▶ **Data provided**
----------------------------------------

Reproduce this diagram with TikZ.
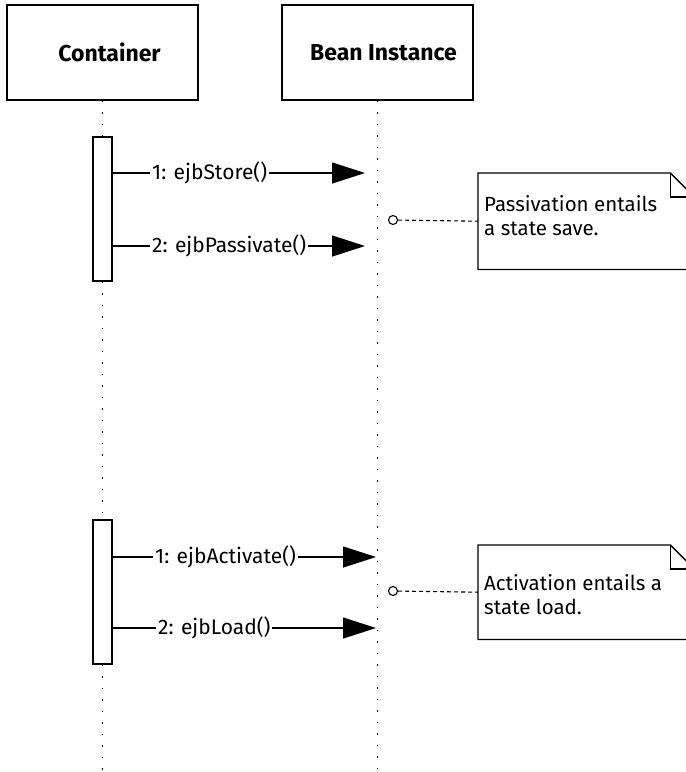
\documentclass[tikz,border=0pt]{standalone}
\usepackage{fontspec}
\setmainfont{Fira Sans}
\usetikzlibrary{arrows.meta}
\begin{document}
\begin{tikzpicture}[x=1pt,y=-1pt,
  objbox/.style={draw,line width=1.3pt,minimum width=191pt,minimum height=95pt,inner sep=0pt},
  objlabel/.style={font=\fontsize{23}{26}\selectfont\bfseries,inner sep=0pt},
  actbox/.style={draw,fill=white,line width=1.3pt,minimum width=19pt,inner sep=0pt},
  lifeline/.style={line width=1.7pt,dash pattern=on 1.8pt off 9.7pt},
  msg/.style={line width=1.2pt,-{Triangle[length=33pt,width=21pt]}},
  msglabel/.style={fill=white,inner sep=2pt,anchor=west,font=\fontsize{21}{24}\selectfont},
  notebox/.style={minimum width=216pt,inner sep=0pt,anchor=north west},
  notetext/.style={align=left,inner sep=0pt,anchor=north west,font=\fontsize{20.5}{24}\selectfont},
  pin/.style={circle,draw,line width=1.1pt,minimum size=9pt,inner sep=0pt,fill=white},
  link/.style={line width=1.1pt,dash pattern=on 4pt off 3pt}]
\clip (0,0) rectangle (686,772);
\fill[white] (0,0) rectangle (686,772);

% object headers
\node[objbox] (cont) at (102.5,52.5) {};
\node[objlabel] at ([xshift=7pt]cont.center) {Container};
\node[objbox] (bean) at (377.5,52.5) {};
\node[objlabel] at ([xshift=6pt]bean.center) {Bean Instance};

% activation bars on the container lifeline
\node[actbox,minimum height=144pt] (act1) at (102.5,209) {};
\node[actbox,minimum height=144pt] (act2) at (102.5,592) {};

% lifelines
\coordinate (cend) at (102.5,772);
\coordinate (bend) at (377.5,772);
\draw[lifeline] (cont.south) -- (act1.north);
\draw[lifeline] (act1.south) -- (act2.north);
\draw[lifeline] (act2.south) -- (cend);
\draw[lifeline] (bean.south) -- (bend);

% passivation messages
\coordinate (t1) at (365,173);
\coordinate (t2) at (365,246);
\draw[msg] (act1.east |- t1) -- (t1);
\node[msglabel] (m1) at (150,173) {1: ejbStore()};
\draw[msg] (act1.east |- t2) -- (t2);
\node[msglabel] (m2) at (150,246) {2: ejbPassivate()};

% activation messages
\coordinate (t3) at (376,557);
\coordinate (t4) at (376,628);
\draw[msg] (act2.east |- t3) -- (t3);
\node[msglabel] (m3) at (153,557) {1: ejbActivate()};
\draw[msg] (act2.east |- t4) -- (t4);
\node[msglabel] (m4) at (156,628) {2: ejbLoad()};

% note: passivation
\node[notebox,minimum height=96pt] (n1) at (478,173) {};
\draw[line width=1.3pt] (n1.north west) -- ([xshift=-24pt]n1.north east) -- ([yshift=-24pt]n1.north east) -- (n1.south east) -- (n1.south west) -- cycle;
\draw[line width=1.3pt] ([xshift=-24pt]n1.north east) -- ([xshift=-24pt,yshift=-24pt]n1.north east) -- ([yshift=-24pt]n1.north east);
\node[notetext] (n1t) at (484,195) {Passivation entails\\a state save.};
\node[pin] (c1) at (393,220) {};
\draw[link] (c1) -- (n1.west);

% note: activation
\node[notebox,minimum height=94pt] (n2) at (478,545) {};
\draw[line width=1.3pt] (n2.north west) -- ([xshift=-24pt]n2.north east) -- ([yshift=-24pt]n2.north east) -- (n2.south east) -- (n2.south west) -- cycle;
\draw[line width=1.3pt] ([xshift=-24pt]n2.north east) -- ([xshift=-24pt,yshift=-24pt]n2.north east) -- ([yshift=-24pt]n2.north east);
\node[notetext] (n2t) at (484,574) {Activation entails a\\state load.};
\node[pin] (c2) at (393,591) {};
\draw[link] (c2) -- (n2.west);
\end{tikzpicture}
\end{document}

----------------------------------------

▶ **Exercise description**
Quote the listing above in full, except for the pictures.

▶ **The answer**
Reproduce this diagram with TikZ.
\documentclass[tikz,border=0pt]{standalone}
\usepackage{fontspec}
\setmainfont{Fira Sans}
\usetikzlibrary{arrows.meta}
\begin{document}
\begin{tikzpicture}[x=1pt,y=-1pt,
  objbox/.style={draw,line width=1.3pt,minimum width=191pt,minimum height=95pt,inner sep=0pt},
  objlabel/.style={font=\fontsize{23}{26}\selectfont\bfseries,inner sep=0pt},
  actbox/.style={draw,fill=white,line width=1.3pt,minimum width=19pt,inner sep=0pt},
  lifeline/.style={line width=1.7pt,dash pattern=on 1.8pt off 9.7pt},
  msg/.style={line width=1.2pt,-{Triangle[length=33pt,width=21pt]}},
  msglabel/.style={fill=white,inner sep=2pt,anchor=west,font=\fontsize{21}{24}\selectfont},
  notebox/.style={minimum width=216pt,inner sep=0pt,anchor=north west},
  notetext/.style={align=left,inner sep=0pt,anchor=north west,font=\fontsize{20.5}{24}\selectfont},
  pin/.style={circle,draw,line width=1.1pt,minimum size=9pt,inner sep=0pt,fill=white},
  link/.style={line width=1.1pt,dash pattern=on 4pt off 3pt}]
\clip (0,0) rectangle (686,772);
\fill[white] (0,0) rectangle (686,772);

% object headers
\node[objbox] (cont) at (102.5,52.5) {};
\node[objlabel] at ([xshift=7pt]cont.center) {Container};
\node[objbox] (bean) at (377.5,52.5) {};
\node[objlabel] at ([xshift=6pt]bean.center) {Bean Instance};

% activation bars on the container lifeline
\node[actbox,minimum height=144pt] (act1) at (102.5,209) {};
\node[actbox,minimum height=144pt] (act2) at (102.5,592) {};

% lifelines
\coordinate (cend) at (102.5,772);
\coordinate (bend) at (377.5,772);
\draw[lifeline] (cont.south) -- (act1.north);
\draw[lifeline] (act1.south) -- (act2.north);
\draw[lifeline] (act2.south) -- (cend);
\draw[lifeline] (bean.south) -- (bend);

% passivation messages
\coordinate (t1) at (365,173);
\coordinate (t2) at (365,246);
\draw[msg] (act1.east |- t1) -- (t1);
\node[msglabel] (m1) at (150,173) {1: ejbStore()};
\draw[msg] (act1.east |- t2) -- (t2);
\node[msglabel] (m2) at (150,246) {2: ejbPassivate()};

% activation messages
\coordinate (t3) at (376,557);
\coordinate (t4) at (376,628);
\draw[msg] (act2.east |- t3) -- (t3);
\node[msglabel] (m3) at (153,557) {1: ejbActivate()};
\draw[msg] (act2.east |- t4) -- (t4);
\node[msglabel] (m4) at (156,628) {2: ejbLoad()};

% note: passivation
\node[notebox,minimum height=96pt] (n1) at (478,173) {};
\draw[line width=1.3pt] (n1.north west) -- ([xshift=-24pt]n1.north east) -- ([yshift=-24pt]n1.north east) -- (n1.south east) -- (n1.south west) -- cycle;
\draw[line width=1.3pt] ([xshift=-24pt]n1.north east) -- ([xshift=-24pt,yshift=-24pt]n1.north east) -- ([yshift=-24pt]n1.north east);
\node[notetext] (n1t) at (484,195) {Passivation entails\\a state save.};
\node[pin] (c1) at (393,220) {};
\draw[link] (c1) -- (n1.west);

% note: activation
\node[notebox,minimum height=94pt] (n2) at (478,545) {};
\draw[line width=1.3pt] (n2.north west) -- ([xshift=-24pt]n2.north east) -- ([yshift=-24pt]n2.north east) -- (n2.south east) -- (n2.south west) -- cycle;
\draw[line width=1.3pt] ([xshift=-24pt]n2.north east) -- ([xshift=-24pt,yshift=-24pt]n2.north east) -- ([yshift=-24pt]n2.north east);
\node[notetext] (n2t) at (484,574) {Activation entails a\\state load.};
\node[pin] (c2) at (393,591) {};
\draw[link] (c2) -- (n2.west);
\end{tikzpicture}
\end{document}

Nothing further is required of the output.